While the Illinois Attorney Registration and Disciplinary Commission says it’s his outsized criminal record that should prohibit him from practicing law, Blagojevich says it’s simply a matter of being out of practice at a profession he left behind almost three decades ago.
The agency noted Blagojevich’s “egregious misconduct” in announcing its recommendation for disbarment to the Illinois Supreme Court Tuesday, saying the freshly sprung former governor was aware of his “obligation to uphold the law” when he committed a host of felonies while in office.
“Instead of doing so, he sought to further his own interests by engaging in a pattern of dishonest and deceptive conduct,” a commission panel wrote in its decision.
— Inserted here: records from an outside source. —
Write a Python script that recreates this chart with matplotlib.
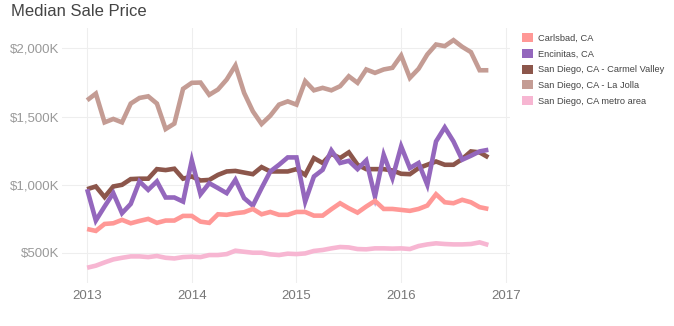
import numpy as np
import matplotlib
matplotlib.use("Agg")
import matplotlib.pyplot as plt
from matplotlib.patches import Patch

plt.rcParams['font.family'] = ['Liberation Sans', 'DejaVu Sans']

# monthly medians, Jan 2013 .. Nov 2016 (thousands of $)
months = 2013 + np.arange(47) / 12.0

carlsbad = [676, 662, 713, 718, 743, 718, 735, 750, 721, 738, 738, 772,
            772, 730, 721, 784, 780, 792, 799, 823, 784, 801, 780, 780,
            801, 801, 774, 774, 821, 865, 828, 796, 841, 882, 823, 823,
            816, 809, 823, 848, 931, 872, 865, 890, 872, 836, 823]
encinitas = [968, 738, 841, 939, 792, 860, 1025, 963, 1025, 907, 907, 877,
             1179, 931, 1012, 976, 939, 1037, 902, 848, 976, 1098, 1147, 1201,
             1201, 877, 1061, 1110, 1252, 1160, 1176, 1115, 1179, 914, 1220, 1049,
             1282, 1123, 1160, 1000, 1318, 1421, 1318, 1184, 1213, 1245, 1257]
carmel_valley = [968, 988, 910, 988, 1000, 1042, 1045, 1045, 1115, 1108, 1118, 1045,
                 1061, 1032, 1036, 1073, 1098, 1102, 1090, 1078, 1130, 1098, 1098, 1098,
                 1115, 1073, 1196, 1160, 1228, 1196, 1238, 1147, 1115, 1115, 1115, 1105,
                 1081, 1078, 1123, 1147, 1171, 1147, 1147, 1189, 1245, 1238, 1201]
la_jolla = [1620, 1669, 1458, 1483, 1458, 1596, 1637, 1649, 1596, 1409, 1449, 1704,
            1748, 1750, 1660, 1699, 1772, 1875, 1674, 1539, 1446, 1507, 1588, 1612,
            1588, 1760, 1693, 1711, 1693, 1723, 1796, 1748, 1846, 1821, 1846, 1858,
            1948, 1784, 1851, 1956, 2029, 2017, 2061, 2012, 1973, 1840, 1840]
metro = [392, 407, 431, 453, 465, 475, 475, 470, 478, 465, 460, 470,
         473, 470, 485, 485, 492, 517, 509, 502, 502, 490, 485, 495,
         492, 497, 515, 522, 534, 544, 541, 529, 527, 534, 534, 532,
         534, 529, 551, 563, 571, 566, 563, 563, 566, 578, 559]

names = ["Carlsbad, CA", "Encinitas, CA", "San Diego, CA - Carmel Valley",
         "San Diego, CA - La Jolla", "San Diego, CA metro area"]
series = [carlsbad, encinitas, carmel_valley, la_jolla, metro]
colors = ["#ff9896", "#9467bd", "#8c564b", "#c49c94", "#f7b6d2"]

fig = plt.figure(figsize=(6.74, 3.26), dpi=100)
ax = fig.add_axes([62 / 674, 1 - 283 / 326, 448 / 674, 255 / 326])

# draw back to front so Carlsbad ends on top, purple over brown
for i in [4, 3, 2, 1, 0]:
    ax.plot(months, series[i], color=colors[i], lw=3.3, solid_joinstyle='miter',
            solid_capstyle='butt', zorder=3)

ax.set_xlim(2012.76, 2017.04)
ax.set_ylim(280, 2150)
ax.set_xticks([2013, 2014, 2015, 2016, 2017])
ax.set_xticklabels(["2013", "2014", "2015", "2016", "2017"])
ax.set_yticks([500, 1000, 1500, 2000])
ax.set_yticklabels(["$500K", "$1,000K", "$1,500K", "$2,000K"])
ax.tick_params(axis='x', length=0, labelsize=9.5, labelcolor="#777777", pad=5)
ax.tick_params(axis='y', length=0, labelsize=9.5, labelcolor="#999999", pad=2)
ax.grid(True, color="#eeeeee", lw=0.8)
for s in ax.spines.values():
    s.set_visible(False)

fig.text(11 / 674, 1 - 12 / 326, "Median Sale Price", fontsize=12, color="#444444",
         va='center', ha='left')

handles = [Patch(facecolor=c, edgecolor='none') for c in colors]
fig.legend(handles, names, loc='upper left', bbox_to_anchor=(514 / 674, 1 - 25 / 326),
           frameon=False, fontsize=6.7, handlelength=1.1, handleheight=1.1,
           handletextpad=0.6, labelspacing=0.65, labelcolor="#444444")

fig.savefig("out.png", dpi=100)
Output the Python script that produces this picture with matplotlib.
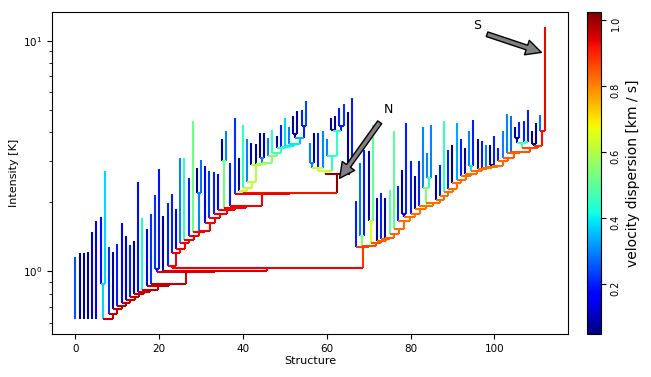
import numpy as np
import matplotlib
matplotlib.use('Agg')
import matplotlib.pyplot as plt
from matplotlib.collections import LineCollection
from matplotlib.colors import Normalize

nan = np.nan

# peak intensity [K] of every leaf, in plotting order (structure index)
leaf_peak = [1.15, 1.20, 1.20, 1.21, 1.48, 1.66, 1.72, 2.72, 1.27, 1.22,
             1.31, 1.62, 1.42, 1.30, 1.35, 2.44, 1.71, 1.52, 1.77, 2.15,
             2.77, 1.73, 1.98, 2.17, 1.86, 3.11, 3.11, 2.54, 4.47, 2.80,
             3.05, 2.86, 2.72, 2.70, 2.65, 3.73, 4.05, 2.95, 4.62, 3.10,
             4.33, 3.73, 3.60, 3.55, 3.98, 3.98, 3.79, 4.12, 3.85, 4.33,
             4.62, 4.23, 4.70, 4.95, 5.00, 5.46, 3.60, 3.98, 3.98, 4.05,
             3.73, 4.62, 4.70, 5.13, 5.30, 4.93, 5.63, 2.02, 2.95, 3.37,
             3.31, 4.33, 2.08, 2.19, 2.08, 2.26, 4.05, 2.35, 2.76, 4.40,
             3.00, 2.58, 3.00, 4.23, 3.26, 4.33, 2.63, 2.90, 4.47, 3.37,
             3.54, 4.40, 3.76, 3.43, 4.05, 4.55, 3.73, 3.66, 3.54, 3.54,
             3.85, 3.43, 4.05, 4.83, 4.73, 4.23, 4.42, 4.50, 5.03, 4.05,
             4.40, 4.78, 11.5]

# velocity dispersion [km/s] of every leaf
leaf_sigma = [0.25, 0.07, 0.07, 0.07, 0.12, 0.15, 0.18, 0.38, 0.22, 0.07,
              0.20, 0.17, 0.12, 0.20, 0.08, 0.18, 0.42, 0.16, 0.22, 0.22,
              0.19, 0.07, 0.20, 0.20, 0.17, 0.30, 0.45, 0.20, 0.52, 0.07,
              0.28, 0.17, 0.22, 0.20, 0.17, 0.07, 0.30, 0.20, 0.22, 0.07,
              0.45, 0.30, 0.07, 0.08, 0.07, 0.09, 0.30, 0.45, 0.07, 0.20,
              0.38, 0.30, 0.07, 0.08, 0.20, 0.24, 0.30, 0.07, 0.20, 0.30,
              0.30, 0.07, 0.07, 0.20, 0.22, 0.07, 0.20, 0.20, 0.28, 0.20,
              0.08, 0.50, 0.07, 0.20, 0.07, 0.50, 0.50, 0.20, 0.07, 0.20,
              0.20, 0.07, 0.20, 0.30, 0.30, 0.30, 0.07, 0.20, 0.45, 0.20,
              0.07, 0.33, 0.20, 0.07, 0.30, 0.20, 0.07, 0.20, 0.30, 0.07,
              0.20, 0.20, 0.30, 0.30, 0.28, 0.07, 0.20, 0.20, 0.20, 0.07,
              0.08, 0.28, 0.93]

# level at which leaf i and leaf i+1 first share a branch (nan: separate trunks)
merge_level = [nan, nan, nan, nan, nan, nan, 0.88, 0.625, 0.652, 0.685,
               0.71, 0.732, 0.755, 0.774, 0.80, 0.815, 0.835, 0.864, 0.885, 1.02,
               0.993, 1.003, 1.054, 1.20, 1.245, 1.33, 1.37, 1.42, 1.48, 2.19,
               1.50, 1.62, 1.70, 1.77, 1.84, 3.00, 1.89, 1.92, 2.17, 2.22,
               2.30, 2.45, 2.90, 2.92, 3.11, 2.95, 3.15, 3.26, 3.43, 3.45,
               3.49, 3.55, 3.95, 3.80, 4.26, 2.19, 2.95, 2.81, 2.81, 2.73,
               3.15, 4.12, 4.05, 4.26, 2.65, 2.95, 1.037, 1.27, 1.42, 1.29,
               1.65, 1.33, 1.36, 1.38, 1.40, 1.45, 1.52, 1.65, 1.77, 1.72,
               1.78, 1.86, 1.92, 2.30, 2.54, 1.98, 2.03, 2.12, 2.20, 2.27,
               2.42, 2.50, 2.58, 2.65, 2.86, 2.72, 2.77, 2.80, 2.83, 2.88,
               2.86, 3.00, 3.11, 3.26, 3.30, 3.79, 3.60, 3.65, 3.43, 3.55,
               3.49, 4.05]

# velocity dispersion of the branch created at that merge
merge_sigma = [nan, nan, nan, nan, nan, nan, 0.38, 0.97, 0.97, 0.97,
               0.97, 0.97, 0.97, 0.97, 0.97, 0.97, 0.97, 0.97, 0.97, 0.20,
               0.95, 0.95, 0.93, 0.93, 0.93, 0.93, 0.93, 0.93, 0.93, 0.30,
               0.93, 0.93, 0.93, 0.93, 0.93, 0.52, 0.93, 0.93, 0.93, 0.63,
               0.63, 0.62, 0.60, 0.60, 0.30, 0.55, 0.55, 0.48, 0.45, 0.42,
               0.40, 0.40, 0.08, 0.35, 0.20, 0.92, 0.30, 0.63, 0.63, 0.62,
               0.45, 0.08, 0.45, 0.20, 1.01, 0.45, 0.93, 0.88, 0.55, 0.86,
               0.65, 0.85, 0.84, 0.84, 0.84, 0.83, 0.83, 0.82, 0.15, 0.82,
               0.82, 0.82, 0.82, 0.55, 0.45, 0.82, 0.82, 0.82, 0.82, 0.82,
               0.82, 0.82, 0.82, 0.82, 0.40, 0.82, 0.82, 0.82, 0.82, 0.08,
               0.82, 0.83, 0.84, 0.84, 0.85, 0.08, 0.48, 0.42, 0.86, 0.08,
               0.89, 0.92]

trunk_min = 0.62

peak = np.array(leaf_peak)
level = np.array(merge_level)
segs, vals = [], []


def draw(lo, hi, bottom):
    # leaf
    if lo == hi:
        segs.append([(lo, bottom), (lo, peak[lo])])
        vals.append(leaf_sigma[lo])
        return float(lo)
    inner = level[lo:hi]
    h = inner.min()
    cuts = [lo + i for i in np.flatnonzero(inner == h)]
    starts = [lo] + [c + 1 for c in cuts]
    ends = cuts + [hi]
    xs = [draw(a, b, h) for a, b in zip(starts, ends)]
    x = np.mean(xs)
    segs.append([(x, bottom), (x, h)])
    vals.append(merge_sigma[cuts[0]])
    segs.append([(min(xs), h), (max(xs), h)])
    vals.append(merge_sigma[cuts[0]])
    return x


# separate trunks
breaks = [i for i in range(len(merge_level)) if np.isnan(level[i])]
lo = 0
for b in breaks + [len(leaf_peak) - 1]:
    draw(lo, b, trunk_min)
    lo = b + 1

fig = plt.figure(figsize=(6.51, 3.77), dpi=100)
ax = fig.add_axes([0.0799, 0.1141, 0.7926, 0.8541])
cax = fig.add_axes([0.9017, 0.1141, 0.0215, 0.8541])

lc = LineCollection(segs, cmap='jet', norm=Normalize(0.05, 1.025), linewidths=1.5)
lc.set_array(np.array(vals))
ax.add_collection(lc)
ax.set_yscale('log')
ax.autoscale_view()

ax.set_xlabel('Structure', fontsize=8, labelpad=2)
ax.set_ylabel('Intensity [K]', fontsize=8, labelpad=3)
ax.tick_params(labelsize=7.5)

arrow = dict(facecolor='gray', shrink=0.05, width=3.5, headwidth=11, headlength=11)
ax.annotate('N', xy=(62.5, 2.45), xytext=(74.8, 5.02), ha='center', va='center',
            fontsize=9, arrowprops=arrow)
ax.annotate('S', xy=(112, 8.8), xytext=(95.9, 11.6), ha='center', va='center',
            fontsize=9, arrowprops=arrow)

cb = fig.colorbar(lc, cax=cax, ticks=[0.2, 0.4, 0.6, 0.8, 1.0])
cb.set_label('velocity dispersion [km / s]', fontsize=10)
cax.tick_params(labelsize=7, labelrotation=90)

fig.savefig('out.png', dpi=100)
Blagojevich has 21 days to appeal the recommendation before the panel submits it to the state Supreme Court, which has the final say on yanking his law license.
But the former amateur boxer won’t put up a fight.
“I haven’t practiced law since 1995,” he said in a statement through adviser Mark Vargas. “Imagine yourself sitting on a plane and then the pilot announces before takeoff that he hasn’t flown in 25 years. Wouldn’t you want to get off that plane? I don’t want to hurt anybody.”
Blagojevich previously signaled his indifference to losing his license when he didn’t show up to his disciplinary hearing last week. Attorney Sheldon Sorosky relayed then that the exgovernor maintained his innocence but “does not wish to engage in a contested hearing.”